How can one exhibition be the inverse of another, when one is also the other, inside out is outside in, and the wrong notes ring true?  Let’s suppose that that’s the way it is and the artist, in a moment of bi-polarity turned both his work and his methodology upside-down in search of otherness and not in order to deflect expectations – this is merely a side–effect – perhaps in search of the self.

So what do we find?  Colours that were hidden by black and white, abstraction gaining on the figurative, form taking precedence over symbolism and materials over representation, the aerosol spray in rebellion against the pen. And furthermore, the awakening of fauna and the carnal body, liberated from cultivated tales, the power of reminiscence clouding the original citations.
Yet make no mistake, this letting go is incredulous, the body language disquieted. Each image has its origins and the essentiality is always exterior (Moreover, in Julien Tiberi’s work, the lines are at their most liberated when he is waiting to go and rehearse with his groups, spontaneity so soon overtaken by an exercise in patience). The excessivly controlled strokes leave no room for even a square millimetre to be left to chance. Thus the sections and blind spots are carefully worked along with all the other facets of the illusion; even what appears to be a smudge is in reality a consenting line, which brings the technique of drawing to the surface of the painting, whilst reminding us that it is the common denominator of his oeuvre. The cross-hatched strokes, which attempted to “cross out the pretext of drawing”  in l’Histoire Veritable (2009), to shut out the narrative; no longer have anything to say, but lent a harder aspect, engrave, sculpt, interfere with the frequencies, eliminate…   The drawing does not tell a tale.
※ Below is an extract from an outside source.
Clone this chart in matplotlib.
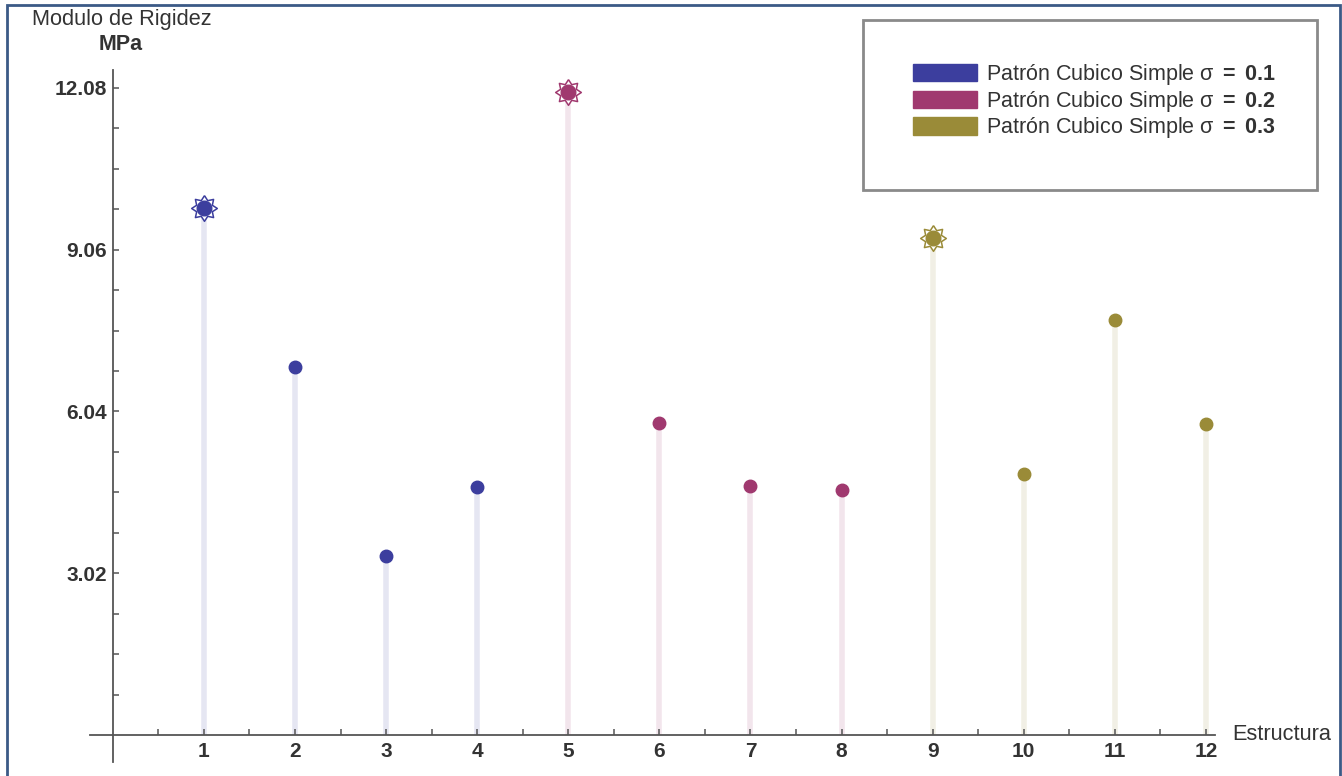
import matplotlib
matplotlib.use("Agg")
import matplotlib.pyplot as plt
from matplotlib.patches import Rectangle, Patch
import numpy as np

plt.rcParams['font.family'] = ['Liberation Sans', 'DejaVu Sans']
plt.rcParams['mathtext.fontset'] = 'custom'
plt.rcParams['mathtext.rm'] = 'Liberation Sans'
plt.rcParams['mathtext.bf'] = 'Liberation Sans:bold'
plt.rcParams['mathtext.it'] = 'Liberation Sans:italic'

# Data
estructura = list(range(1, 13))
modulo = [9.84, 6.87, 3.34, 4.63, 12.00, 5.82, 4.65, 4.57, 9.28, 4.87, 7.75, 5.80]
serie = [0, 0, 0, 0, 1, 1, 1, 1, 2, 2, 2, 2]
destacado = [1, 5, 9]
series_labels = [r"Patrón Cubico Simple σ $\mathbf{=}$ $\mathbf{0.1}$",
                 r"Patrón Cubico Simple σ $\mathbf{=}$ $\mathbf{0.2}$",
                 r"Patrón Cubico Simple σ $\mathbf{=}$ $\mathbf{0.3}$"]
series_colors = ["#3c3e9e", "#a0396f", "#9a8b38"]
y_ticks = [3.02, 6.04, 9.06, 12.08]
x_ticks = list(range(1, 13))

W, H = 1342, 776
fig = plt.figure(figsize=(W / 100, H / 100), dpi=100)
fig.patch.set_facecolor("white")

def fx(px):
    return px / W

def fy(py):
    return 1 - py / H

# Eight-pointed star used for the highest value of each series
ang = np.arange(16) * np.pi / 8 + np.pi / 2
rad = np.where(np.arange(16) % 2 == 0, 1.0, 0.66)
star_verts = list(zip(rad * np.cos(ang), rad * np.sin(ang)))
star_verts.append(star_verts[0])

ax = fig.add_axes([fx(90), fy(762), fx(1215) - fx(90), fy(70) - fy(762)])
ax.set_xlim(-0.25, 12.1)
ax.set_ylim(-0.5, 12.41)

# Stems and markers
for x, v, s in zip(estructura, modulo, serie):
    c = series_colors[s]
    ax.vlines(x, 0, v, color=c, alpha=0.13, lw=4, zorder=1)
    if x in destacado:
        ax.plot(x, v, marker=star_verts, ms=18.5, mfc="white", mec=c, mew=1.1, zorder=3)
        ax.plot(x, v, marker="o", ms=10.5, mfc=c, mec=c, zorder=4)
    else:
        ax.plot(x, v, marker="o", ms=9, mfc=c, mec=c, zorder=3)

# Axes crossing at the origin
for side in ("top", "right"):
    ax.spines[side].set_visible(False)
ax.spines["left"].set_position(("data", 0))
ax.spines["bottom"].set_position(("data", 0))
for side in ("left", "bottom"):
    ax.spines[side].set_color("#555555")
    ax.spines[side].set_linewidth(1.3)

ax.set_xticks(x_ticks)
ax.set_xticklabels([str(t) for t in x_ticks], fontweight="bold", fontsize=15, color="#333333")
ax.set_xticks([t - 0.5 for t in x_ticks], minor=True)
ax.set_yticks(y_ticks)
ax.set_yticklabels([f"{t:.2f}" for t in y_ticks], fontweight="bold", fontsize=15, color="#333333")
step = y_ticks[0] / 4
ax.set_yticks([step * k for k in range(1, 17) if k % 4 != 0], minor=True)

ax.tick_params(axis="x", which="both", direction="in", length=4.5, width=1.1, color="#555555", pad=5)
ax.tick_params(axis="y", which="both", direction="in", length=4.5, width=1.1, color="#555555", pad=4)

# Axis titles
fig.text(fx(32), fy(19), "Modulo de Rigidez", fontsize=15.7, color="#333333", ha="left", va="center")
fig.text(fx(121), fy(44), "MPa", fontsize=15.5, fontweight="bold", color="#333333", ha="center", va="center")
fig.text(fx(1232), fy(735), "Estructura", fontsize=15.7, color="#333333", ha="left", va="center")

# Legend
handles = [Patch(facecolor=c, edgecolor=c) for c in series_colors]
leg = fig.legend(handles, series_labels, loc="upper left",
                 bbox_to_anchor=(fx(913), fy(62)), frameon=False, fontsize=15.5,
                 handlelength=2.95, handleheight=0.85, handletextpad=0.45,
                 labelspacing=0.08, borderaxespad=0, borderpad=0)
for t in leg.get_texts():
    t.set_color("#333333")
fig.patches.append(Rectangle((fx(863), fy(190)), fx(1317) - fx(863), fy(20) - fy(190),
                             transform=fig.transFigure, fill=False, edgecolor="#8a8a8a", lw=2))

# Outer frame
fig.patches.append(Rectangle((fx(7), -0.02), fx(1340) - fx(7), fy(5) + 0.02,
                             transform=fig.transFigure, fill=False, edgecolor="#3b5a86", lw=2))

fig.savefig("out.png", dpi=100)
Instead it capturesthe passing of time like a film (Sketches et autres espèces de nuances) or in the same way as a fossil captures a fleeting apparition (Capuccino).  The passsage of time is not discussed but rather distilled into the present. The present of a unique performance, face to face -  bringing about, as is often the case, a sidelong approach – with the oeuvre in multiple fragments of otherness, which in there turn  imperceptible adapt their game to ring out in (dis)harmony.